A day in Kalk Bay is guaranteed to be a good one. From meandering through the local stores to marvelling at the beautiful sea views, you’ll be hard pressed to have a bad time here. Known as a sleepy fishing village, Kalk Bay has a unique history that may surprise its visitors.

The name ‘Kalk Bay’ literally translates from Dutch to ‘Lime Bay’, honouring the areas vast deposits of mussel shells. Early settlers, most likely indigenous Khoi people, in the area burned these shells to produce lime they then used in construction.

The seaside town along the False Bay coast was first established in 1742 as a mini-port for Dutch sailors. The Dutch East India Company transported building materials they needed to construct Simons Town, where they anchored their ships, from Kalk Bay over the sea to Simon’s Town as roads at the time were inadequate for transport. This mini-port boom ended after the British took over the Cape and built proper roads, causing Kalk Bay to fall into disuse by the late 1700s.

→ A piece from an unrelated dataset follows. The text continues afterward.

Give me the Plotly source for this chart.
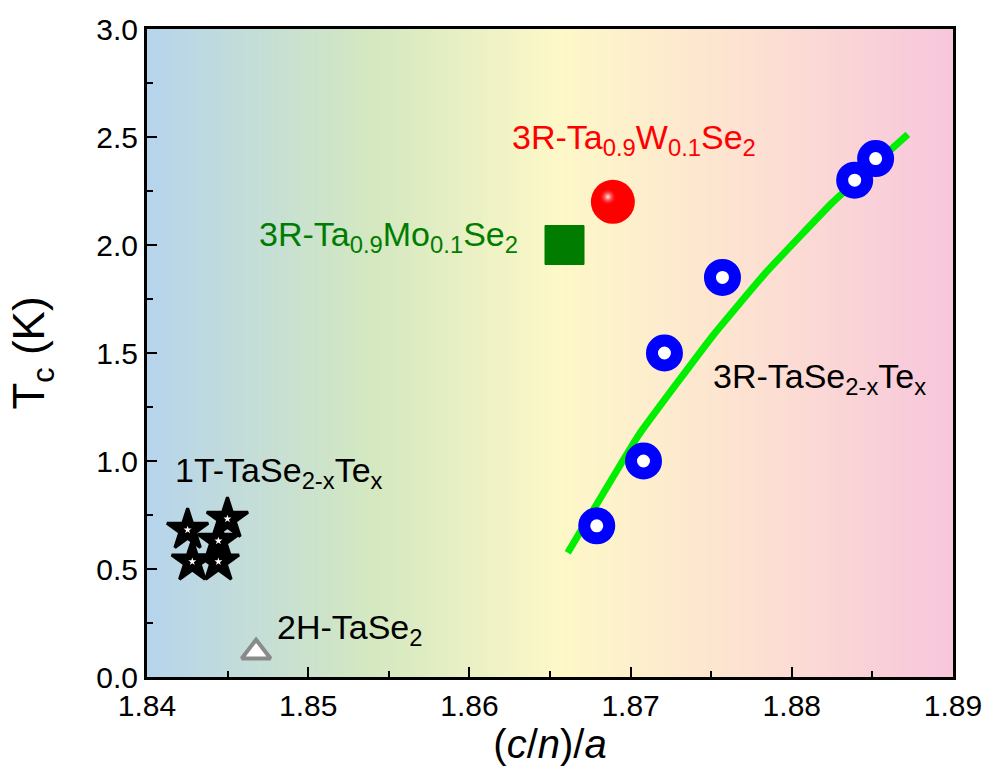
import plotly.graph_objects as go

# ---- data ----
r3_tase_te_x = [1.8679, 1.8708, 1.8721, 1.8757, 1.8839, 1.8852]
r3_tase_te_y = [0.70, 1.00, 1.50, 1.85, 2.30, 2.40]

fit_x = [1.8661, 1.8705, 1.8751, 1.8784, 1.8825, 1.8872]
fit_y = [0.575, 1.12, 1.58, 1.873, 2.195, 2.512]

t1_tase_te_x = [1.84252, 1.84499, 1.84443, 1.84281, 1.84443]
t1_tase_te_y = [0.681, 0.732, 0.630, 0.534, 0.534]

h2_tase2_x = [1.84677]
h2_tase2_y = [0.115]

w_doped_x = [1.8689]
w_doped_y = [2.20]

mo_doped_x = [1.8659]
mo_doped_y = [2.00]

x_ticks = [1.84, 1.85, 1.86, 1.87, 1.88, 1.89]
y_ticks = [0.0, 0.5, 1.0, 1.5, 2.0, 2.5, 3.0]

x_range = [1.84, 1.89]
y_range = [0.0, 3.0]

FONT = "Liberation Sans, Arial, sans-serif"

fig = go.Figure()

# background gradient
fig.add_trace(go.Heatmap(
    x=x_range, y=y_range, z=[[0, 1], [0, 1]],
    zsmooth="best", showscale=False, hoverinfo="skip",
    colorscale=[
        [0.0, "#b6d4ec"],
        [0.28, "#d4e8c0"],
        [0.51, "#fdf8c8"],
        [0.73, "#fde3d1"],
        [1.0, "#f7c6dc"],
    ],
))

# fit line
fig.add_trace(go.Scatter(
    x=fit_x, y=fit_y, mode="lines",
    line=dict(color="#00ee00", width=7, shape="spline", smoothing=0.3),
    hoverinfo="skip", showlegend=False,
))

# 3R-TaSe2-xTex
fig.add_trace(go.Scatter(
    x=r3_tase_te_x, y=r3_tase_te_y, mode="markers",
    marker=dict(symbol="circle", size=25, color="white",
                line=dict(color="#0000ff", width=12)),
    showlegend=False,
))

# 1T-TaSe2-xTex stars
fig.add_trace(go.Scatter(
    x=t1_tase_te_x, y=t1_tase_te_y, mode="markers",
    marker=dict(symbol="star", size=31, color="black",
                line=dict(color="black", width=3)),
    showlegend=False,
))
fig.add_trace(go.Scatter(
    x=t1_tase_te_x, y=t1_tase_te_y, mode="markers",
    marker=dict(symbol="star", size=6, color="white", line=dict(width=0)),
    showlegend=False, hoverinfo="skip",
))

# 2H-TaSe2
fig.add_trace(go.Scatter(
    x=h2_tase2_x, y=h2_tase2_y, mode="markers",
    marker=dict(symbol="triangle-up", size=25, color="white",
                line=dict(color="#8a8a8a", width=4)),
    showlegend=False,
))

# Mo doped
fig.add_trace(go.Scatter(
    x=mo_doped_x, y=mo_doped_y, mode="markers",
    marker=dict(symbol="square", size=39, color="#007d00",
                line=dict(color="#007d00", width=1)),
    showlegend=False,
))

# W doped sphere
fig.add_trace(go.Scatter(
    x=w_doped_x, y=w_doped_y, mode="markers",
    marker=dict(symbol="circle", size=44, color="#ff0000", line=dict(width=0)),
    showlegend=False,
))
# specular highlight (offset from the sphere centre)
dx = (x_range[1] - x_range[0]) * 5 / 812
dy = (y_range[1] - y_range[0]) * 5 / 654
fig.add_trace(go.Scatter(
    x=[v - dx for v in w_doped_x], y=[v + dy for v in w_doped_y], mode="markers",
    marker=dict(symbol="circle", size=17, color="rgba(255,0,0,0)",
                gradient=dict(type="radial", color="white"), line=dict(width=0)),
    showlegend=False, hoverinfo="skip",
))

ann_font = dict(family=FONT, size=34)
annotations = [
    dict(x=1.86254, y=2.49, text="3R-Ta<sub>0.9</sub>W<sub>0.1</sub>Se<sub>2</sub>",
         font=dict(ann_font, color="#ff0000")),
    dict(x=1.84684, y=2.04, text="3R-Ta<sub>0.9</sub>Mo<sub>0.1</sub>Se<sub>2</sub>",
         font=dict(ann_font, color="#007d00")),
    dict(x=1.87498, y=1.38, text="3R-TaSe<sub>2-x</sub>Te<sub>x</sub>",
         font=dict(ann_font, color="black")),
    dict(x=1.8416, y=0.945, text="1T-TaSe<sub>2-x</sub>Te<sub>x</sub>",
         font=dict(ann_font, color="black")),
    dict(x=1.84794, y=0.22, text="2H-TaSe<sub>2</sub>",
         font=dict(ann_font, color="black")),
]
for a in annotations:
    a.update(xref="x", yref="y", xanchor="left", yanchor="middle",
             showarrow=False)

fig.update_layout(
    width=994, height=783,
    margin=dict(l=147, r=35, t=23, b=106),
    paper_bgcolor="white", plot_bgcolor="white",
    showlegend=False,
    annotations=annotations,
    font=dict(family=FONT, color="black"),
)

axis_common = dict(
    showgrid=False, zeroline=False,
    showline=True, linecolor="black", linewidth=3, mirror=True,
    ticks="inside", ticklen=10, tickwidth=2, tickcolor="black",
)

fig.update_xaxes(
    range=x_range, tickvals=x_ticks,
    ticktext=[f"{v:.2f}" for v in x_ticks],
    tickfont=dict(family=FONT, size=30),
    minor=dict(ticks="inside", ticklen=6, tickwidth=2, tickcolor="black", dtick=0.005),
    title=dict(text="(<i>c</i>/<i>n</i>)/<i>a</i>",
               font=dict(family=FONT, size=40),
               standoff=6),
    **axis_common,
)
fig.update_yaxes(
    range=y_range, tickvals=y_ticks,
    ticktext=[f"{v:.1f}" for v in y_ticks],
    tickfont=dict(family=FONT, size=30),
    minor=dict(ticks="inside", ticklen=6, tickwidth=2, tickcolor="black", dtick=0.25),
    title=dict(text="T<sub>c</sub> (K)", font=dict(family=FONT, size=44), standoff=38),
    **axis_common,
)

fig.write_html("out.html")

By 1820, whaling became the next big wave, bringing much enterprise to the area and even becoming the third biggest income earner for the Cape colony after agriculture and winemaking. Three of the main whaling stations were in Kalk Bay. However, the near-extinction of the female Southern Right Whale caused this practice to die out, once again rendering Kalk Bay less important.

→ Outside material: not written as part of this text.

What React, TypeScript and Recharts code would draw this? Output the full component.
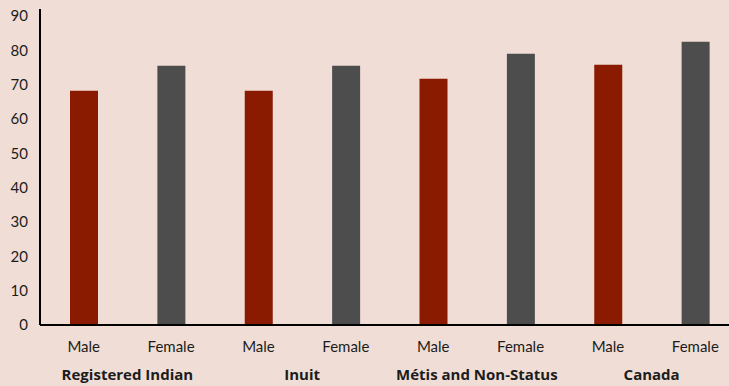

Whaling put the area back on the map. Credit: Facebook / Kalk Bay

Little known to many, Kalk Bay actually has a Filipino heritage. According to historic material, a shipwreck at Cape Point in 1840 caused Filipinos to settle in the area. One of the settlers, Felix Flores, is often considered the ‘godfather’ of the Filipino community as he looked after the residents and encouraged many more Filipino crew members on American ships docking at Simon’s Town to settle in the village.

By the 1850s, more Filipinos fleeing the Spanish riots came to settle in the area. While many returned home after America took over the Philippines, about 60 families remained and their descendants still live in the area today.

Those living Kalk Bay with surnames like Fernandez, de la Cruz, Florez, Padua, Manuel, Pasqual and Garcia are most likely descendants of these original settlers. Emancipated slaves from Batavia, Java and Malaysia also settled in the area, making Kalk Bay a melting pot of culture.

Pictured: Franzina, one of Felix Flores’s daughters, her husband Christiaan Adams, and their family.
Credit: South African Embassy, Manilla

These Filipino settlers were integral in establishing many parts of modern day Kalk Bay, including the St James Parish that still exists today. Many were also fishing experts, and played a big role in the initial fishing trade.

In May 1883, the railway line from Cape Town was first established, becoming one of the most significant developments in Kalk Bay history. From this moment the fishing trade truly began, and by 1892 Kalk Bay supplied the majority of the domestic Cape market, as well as Kimberly and Bloemfontein. As a result of this boom, population growth in the area led to more homes, boarding-houses, hotels, schools and shops being built. Modern day Kalk Bay began to take shape.

Kalk Bay railways station. Credit: Wil Howard/ Cape Town – Down Memory Lane
Kalk Bay Main Road circa 1899. Credit: Hilton Teper‎ / Cape Town – Down Memory Lane

Interestingly, Kalk Bay is one of the few areas in the Cape to resist the apartheid-era mixed-marriages act. However, it wasn’t all good. Many of the poorer residents were marginalised as wealthier people flocked to the area amid the fishing trade boom. Property became more expensive, causing many poorer fisher families to live in the overcrowded area called Die Land.  The Slums Act of 1934 cleared this area, and after much protest by the fishermen and local residents, the Kalk Bay Housing Scheme of 1938 was established and the Fishermen’s Flats were built between 1941 and 1945.

In 1967, Kalk Bay was proclaimed a white area amid the Group Areas Act, leading to widespread opposition from the local residents. Going against the norm, the Government allowed many families of colour to remain in the Fisherman’s Flats for another 15 years, making this area one of the few to maintain a mixed-race population. However, The Kalk Bay Historical Association reports that about 25% of the families were forcibly removed.

In December 2017, the steps leading from Boyes Drive to the old graveyard on Quarterdeck Road were renamed the Manila Steps to honour the area’s Filipino history.

Today, much of the area’s multiculturalism still exists. Loved for its quaint stores, fresh seafood and chilled way of life, visitors flock to the seaside town every weekend for a break from fast-paced city life.